Amnesty International wil dat er een onderzoek komt naar de manier waarop de politie woensdag heeft ingegrepen bij de ontruiming van een terrein van de Universiteit van Amsterdam. Volgens de mensenrechtenorganisatie is het recht om te demonstreren essentieel, "vooral in tijden van maatschappelijke onrust en politieke onzekerheid".
Amnesty is ook kritisch over een deel van de betogers. "We hebben gezien dat de situatie complex was en een deel van de demonstranten geweld gebruikte tegen de politie.
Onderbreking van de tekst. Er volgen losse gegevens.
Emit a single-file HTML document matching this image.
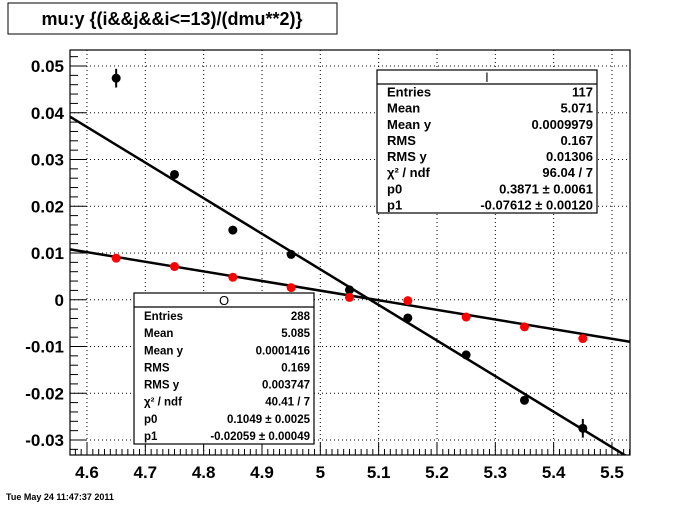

Dat is onacceptabel." De politie heeft echter "onvoldoende onderscheid gemaakt tussen de vreedzame demonstranten en de groep die geweld gebruikte" en niet genoeg gedaan om de gemoederen tot bedaren te brengen, aldus de organisatie.
Het maakt Amnesty niet uit wie de evaluatie uitvoert. "Voor ons is het van belang dat het open en transparant gebeurt. Wie dat gaat doen, is voor ons niet van belang", zegt een woordvoerster. Amnesty is ook benieuwd naar de uitleg van de gemeente Amsterdam tijdens een spoeddebat in de Amsterdamse raad op vrijdag.
De Amsterdamse korpschef Frank Paauw zei daar donderdag in het radioprogramma Sven op 1 op NPO Radio 1 over dat politiemensen dat onderscheid wel degelijk proberen te maken. Hij zegt te weten "dat daar mensen tussen staan die ik helemaal niet zie als gewelddadig en die ik helemaal niet eens in de buurt wil hebben van politiegeweld".
De korpschef benadrukt dat de politie altijd vooraf waarschuwt dat ze geweld gaat gebruiken als mensen niet vertrekken. Als er bijvoorbeeld met een bijtende stof naar agenten wordt gegooid en de politie moet een charge maken, kunnen demonstranten volgens hem niet meer verwachten dat de politie per persoon een onderscheid maakt. "Dan ben je ondertussen al vier keer gewaarschuwd", aldus Paauw. "Welk woord van de zin 'verwijdert u of wij gaan geweld gebruiken' begrijpt u dan niet?"